Houses on the hillside in Soacha on the oustkirts of Bogota

Aerial photo of Bogota

Bogota, Colombia

Back to Bogota

May 1, 2010

Poor man eyes a rich man, denigrates his property

A rich man eyes a poor man, and envies his simplicity

- The Rolling Stones

It is always interesting to return, several years later, to a place you have visited. The passage of time allows you to see the effects of development and the slow or rapid process of change, depending of course on the place. What adds another layer of complexity to this is the chance to return on a business trip to a place you had once visited as a tourist. This was the case for me on this trip to Bogota and it was especially different as my first and second visits to Bogota had been during my long backpacking trip through South America in 2008.

Compared to backpacking on a budget, visiting a place on a business trip allows for the chance to stay in nice hotels, eat at relatively expensive restaurants, and in general experience a higher and more luxurious level of local life. During this visit to Bogota I experienced a large range of those levels of society. My days were spent in Soacha on the outskirts of Bogota, a very poor neighborhood that had received government funding for the construction of a technical school for the local children. Behind the school dirt paths led up the hillside to an unofficial community where people lived in makeshift houses with few if any official services. On rainy days the kids would have a hard time reaching the school as the runoff from the rain turned the dirt paths into rivers and waterfalls of mud.

The daily ride from the affluent Marriott hotel led us through the dirty and chaotic streets to Soacha where the neighborhood was always bustling with activity. There was no shortage of vendors and businesses on the sides of the road. Butcher stalls hung their cuts of meat in the open air and vegetables and fruits were colorfully visible through the dusty air. The glances and stares that I received clearly indicated that this area was not frequented by tourists or outsiders. It always seemed safe to me but then again after all of my travels I have a high tolerance for these types of areas. One day after work, while waiting for our car I walked past the building security guard to explore the street outside the gates. The security guard told me not to wander too far. I asked him if it was safe and he pointed to his gun and said that with that it was. He told me not to worry because he would shoot anyone if there was any trouble. He seemed to be joking but I also didn’t doubt him.

Soacha is no stranger to violence. Many years ago Andres Escobar a Colombian national soccer team member was murdered here after a mistaken own-goal in the 1994 World Cup in the USA. The excellent documentary The Two Escobars documents the link between Colombian drug money and the country’s resurgent soccer team.

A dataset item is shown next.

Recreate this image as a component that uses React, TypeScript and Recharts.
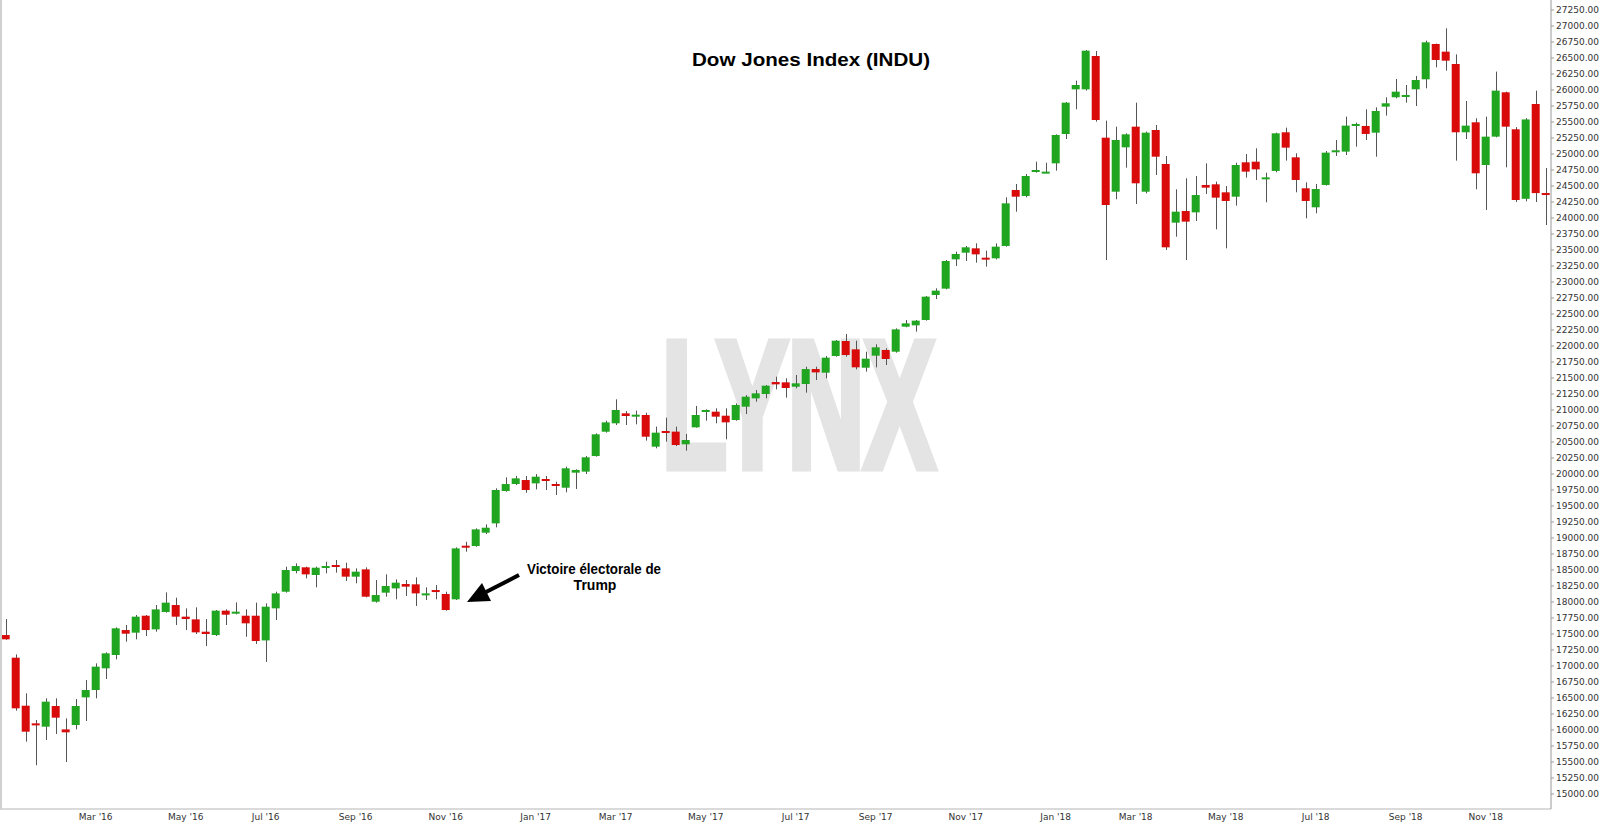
import { Bar, ComposedChart, XAxis, YAxis } from "recharts";

// weekly candles, Dec '15 -> Dec '18
const opens = [
  17484, 17130, 16380, 16104, 16052, 16375, 16010, 16078, 16510, 16625,
  16964, 17172, 17562, 17521, 17786, 17573, 17844, 17953, 17771, 17729,
  17536, 17484, 17865, 17818, 17786, 17786, 17400, 17901, 18161, 18484,
  18542, 18422, 18542, 18578, 18526, 18396, 18510, 18005, 18146, 18213,
  18281, 18276, 18115, 18187, 18125, 18042, 18880, 18875, 19083, 19229,
  19734, 19844, 19906, 19854, 19922, 19844, 19786, 20021, 20037, 20281,
  20661, 20792, 20948, 20906, 20922, 20427, 20672, 20662, 20464, 20729,
  20974, 20974, 20911, 20844, 21052, 21182, 21250, 21437, 21432, 21364,
  21406, 21640, 21583, 21844, 22078, 21948, 21661, 21849, 21938, 21911,
  22302, 22323, 22406, 22797, 22896, 23354, 23458, 23526, 23380, 23370,
  23563, 24437, 24344, 24724, 24708, 24854, 25312, 26010, 26010, 26531,
  25255, 24411, 25104, 25427, 24411, 25375, 24844, 23927, 24109, 24088,
  24516, 24526, 24401, 24333, 24870, 24880, 24609, 24735, 25339, 24948,
  24464, 24167, 24516, 25032, 25037, 25443, 25438, 25333, 25740, 25886,
  25901, 26011, 26167, 26719, 26599, 26406, 25339, 25495, 24828, 25271,
  25964, 25386, 24300, 25781, 24390,
];
const highs = [
  17734, 17182, 16573, 16156, 16495, 16495, 16182, 16484, 16781, 17042,
  17214, 17604, 17641, 17797, 17797, 17953, 18151, 18068, 17901, 17917,
  17734, 17875, 17885, 17995, 17885, 17990, 17979, 18161, 18552, 18604,
  18552, 18552, 18630, 18656, 18614, 18526, 18542, 18344, 18432, 18354,
  18344, 18385, 18229, 18265, 18161, 18854, 18942, 19151, 19213, 19776,
  19948, 19969, 19969, 19999, 19969, 19880, 20115, 20073, 20281, 20635,
  20833, 21167, 20984, 20990, 20958, 20740, 20880, 20740, 20625, 21063,
  21010, 21026, 21026, 21104, 21234, 21312, 21390, 21521, 21495, 21547,
  21677, 21677, 21844, 22094, 22188, 22083, 21911, 22026, 21964, 22276,
  22406, 22406, 22781, 22901, 23344, 23474, 23563, 23604, 23490, 23604,
  24323, 24531, 24687, 24880, 24864, 25307, 25812, 26146, 26625, 26609,
  25521, 25427, 25323, 25802, 25349, 25453, 24969, 24448, 24620, 24656,
  24854, 24568, 24500, 24864, 25000, 25088, 24708, 25333, 25412, 25011,
  24557, 24532, 25047, 25219, 25584, 25490, 25698, 25729, 25886, 26172,
  26078, 26219, 26771, 26725, 26964, 26557, 25828, 25558, 25584, 26287,
  25974, 25420, 25560, 25990, 24781,
];
const lows = [
  17410, 16302, 15818, 15450, 15844, 15938, 15500, 16010, 16141, 16495,
  16797, 17104, 17380, 17417, 17469, 17536, 17833, 17641, 17562, 17500,
  17312, 17469, 17641, 17807, 17458, 17344, 17063, 17719, 18146, 18448,
  18370, 18229, 18448, 18458, 18328, 18292, 18073, 17990, 18083, 18042,
  18094, 17938, 18031, 18042, 17865, 18031, 18786, 18864, 19062, 19167,
  19724, 19828, 19708, 19760, 19750, 19672, 19714, 19766, 20000, 20271,
  20646, 20766, 20766, 20776, 20521, 20401, 20505, 20437, 20365, 20724,
  20833, 20792, 20542, 20833, 20937, 21130, 21182, 21323, 21193, 21339,
  21271, 21469, 21495, 21833, 21833, 21635, 21599, 21667, 21703, 21896,
  22292, 22224, 22396, 22734, 22885, 23250, 23328, 23302, 23240, 23354,
  23552, 24099, 24323, 24708, 24700, 24740, 25234, 25698, 25990, 25505,
  23344, 24292, 24786, 24219, 24385, 24672, 23500, 23708, 23344, 23953,
  24375, 23823, 23526, 24193, 24630, 24594, 24245, 24714, 24896, 24401,
  23995, 24073, 24506, 24969, 24984, 25115, 25219, 24958, 25599, 25870,
  25802, 25750, 26026, 26354, 26302, 24896, 25234, 24448, 24125, 25261,
  24792, 24250, 24260, 24250, 23890,
];
const closes = [
  17417, 16339, 15974, 16078, 16443, 16193, 15964, 16375, 16625, 16990,
  17198, 17589, 17505, 17771, 17562, 17885, 17990, 17771, 17734, 17526,
  17500, 17865, 17802, 17849, 17667, 17391, 17927, 18135, 18500, 18562,
  18432, 18536, 18562, 18552, 18396, 18474, 18083, 18109, 18250, 18302,
  18240, 18135, 18135, 18161, 17875, 18838, 18854, 19135, 19161, 19750,
  19843, 19932, 19750, 19958, 19891, 19818, 20089, 20063, 20261, 20620,
  20807, 21000, 20906, 20927, 20583, 20646, 20651, 20453, 20531, 20922,
  21000, 20896, 20807, 21078, 21208, 21260, 21380, 21401, 21344, 21417,
  21640, 21588, 21818, 22083, 21859, 21667, 21802, 21979, 21797, 22260,
  22354, 22396, 22771, 22865, 23328, 23438, 23542, 23432, 23359, 23552,
  24229, 24333, 24656, 24750, 24724, 25297, 25802, 26078, 26614, 25531,
  24203, 25219, 25307, 24542, 25333, 24958, 23542, 24099, 23943, 24359,
  24474, 24318, 24266, 24828, 24724, 24760, 24635, 25323, 25099, 24594,
  24266, 24453, 25021, 25058, 25443, 25469, 25313, 25672, 25792, 25974,
  25922, 26156, 26745, 26469, 26458, 25339, 25443, 24698, 25271, 25990,
  25427, 24281, 25540, 24389, 24360,
];

const monthTickIdx = [9, 18, 26, 35, 44, 53, 61, 70, 79, 87, 96, 105, 113, 122, 131, 140, 148];
const monthLabels = [
  "Mar '16", "May '16", "Jul '16", "Sep '16", "Nov '16", "Jan '17", "Mar '17", "May '17",
  "Jul '17", "Sep '17", "Nov '17", "Jan '18", "Mar '18", "May '18", "Jul '18", "Sep '18", "Nov '18",
];
const priceTicks = [
  15000, 15250, 15500, 15750, 16000, 16250, 16500, 16750, 17000, 17250,
  17500, 17750, 18000, 18250, 18500, 18750, 19000, 19250, 19500, 19750,
  20000, 20250, 20500, 20750, 21000, 21250, 21500, 21750, 22000, 22250,
  22500, 22750, 23000, 23250, 23500, 23750, 24000, 24250, 24500, 24750,
  25000, 25250, 25500, 25750, 26000, 26250, 26500, 26750, 27000, 27250,
];

const data = opens.map((o, i) => ({
  i,
  open: o,
  high: highs[i],
  low: lows[i],
  close: closes[i],
  range: [lows[i], highs[i]],
}));

const UP = "#20a520";
const DOWN = "#d90a0a";
const axisFont = { fontSize: 9, fontFamily: "DejaVu Sans, Verdana, sans-serif", fill: "#333" };

function Candle(props: any) {
  const { x, y, width, height, payload } = props;
  if (height == null || !payload) return null;
  const { open, close, high, low } = payload;
  const k = height / (high - low);
  const yO = y + (high - open) * k;
  const yC = y + (high - close) * k;
  const top = Math.min(yO, yC);
  const h = Math.max(Math.abs(yO - yC), 2);
  const cx = Math.round(x + width / 2) + 0.5;
  return (
    <g>
      <line x1={cx} x2={cx} y1={y} y2={y + height} stroke="#555" strokeWidth={1} />
      <rect x={x} y={top} width={width} height={h} fill={close >= open ? UP : DOWN} />
    </g>
  );
}

export default function App() {
  return (
    <div style={{ position: "absolute", left: 0, top: 0, width: 1600, height: 827, background: "#fff", overflow: "hidden" }}>
      <svg width={1600} height={827} style={{ position: "absolute", left: 0, top: 0 }}>
        <text
          x={662}
          y={467}
          textLength={273}
          lengthAdjust="spacingAndGlyphs"
          fontFamily="Liberation Sans, Arial, sans-serif"
          fontWeight="bold"
          fontSize={180}
          fill="#e4e4e4"
          stroke="#e4e4e4"
          strokeWidth={9}
          strokeLinejoin="miter"
        >
          LYNX
        </text>
      </svg>
      <div style={{ position: "absolute", left: 0, top: 0 }}>
        <ComposedChart width={1600} height={827} data={data} margin={{ top: 0, right: 0, bottom: 0, left: 0 }}>
          <XAxis
            dataKey="i"
            type="number"
            domain={[-0.57, 154.53]}
            allowDataOverflow
            ticks={monthTickIdx}
            tickFormatter={(v: number) => monthLabels[monthTickIdx.indexOf(v)] ?? ""}
            tick={axisFont}
            tickLine={false}
            tickSize={0}
            tickMargin={5}
            height={18}
            stroke="#b5b5b5"
          />
          <YAxis
            orientation="right"
            type="number"
            domain={[14766, 27406]}
            allowDataOverflow
            ticks={priceTicks}
            interval={0}
            tickFormatter={(v: number) => v.toFixed(2)}
            tick={axisFont}
            tickSize={3}
            tickMargin={2}
            width={49}
            stroke="#999"
          />
          <Bar dataKey="range" barSize={8} shape={<Candle />} isAnimationActive={false} />
        </ComposedChart>
      </div>
      <svg width={1600} height={827} style={{ position: "absolute", left: 0, top: 0, pointerEvents: "none" }}>
        <line x1={1} x2={1} y1={0} y2={809} stroke="#d0d0d0" strokeWidth={2} />
        <text
          x={811}
          y={66}
          textAnchor="middle"
          textLength={238}
          lengthAdjust="spacingAndGlyphs"
          fontFamily="Liberation Sans, Arial, sans-serif"
          fontWeight="bold"
          fontSize={19}
          fill="#000"
        >
          Dow Jones Index (INDU)
        </text>
        <text
          x={594}
          y={574}
          textAnchor="middle"
          textLength={134}
          lengthAdjust="spacingAndGlyphs"
          fontFamily="Liberation Sans, Arial, sans-serif"
          fontWeight="bold"
          fontSize={14}
          fill="#000"
        >
          Victoire électorale de
        </text>
        <text
          x={595}
          y={590}
          textAnchor="middle"
          fontFamily="Liberation Sans, Arial, sans-serif"
          fontWeight="bold"
          fontSize={14}
          fill="#000"
        >
          Trump
        </text>
        <line x1={519} y1={575} x2={486} y2={592} stroke="#000" strokeWidth={4} />
        <polygon points="467,602 491,601 482,583" fill="#000" />
      </svg>
    </div>
  );
}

The inequality that we witnessed was not something that was easy to become accustomed to. From our fancy hotel rooms in the evening, to trendy restaurants and bars we transitioned to days in close proximity to the hard lives of the impoverished people in Soacha. It was welcoming to see that the government was investing in education to provide the children with skills they could hopefully utilize to gain an economic advantage for their families. In order to utilize those skills the Colombian economy needs to continue on its path of development. The country has made great reforms since its days as a narco-state and is now one of the most rapidly developing countries in the region. The legacy of the gross influx of drug money and the rampant corruption and graft is the country’s high level of inequality. I hope that a focus on cleaning up the government and reforming some of these corrupt and unfair practices can be coupled with increased spending on education and public healthcare to further boost the opportunities for the nation’s poor. In the end that will be Colombia’s best chance to further increase the standard of living for everyone in the country, not just for the elite.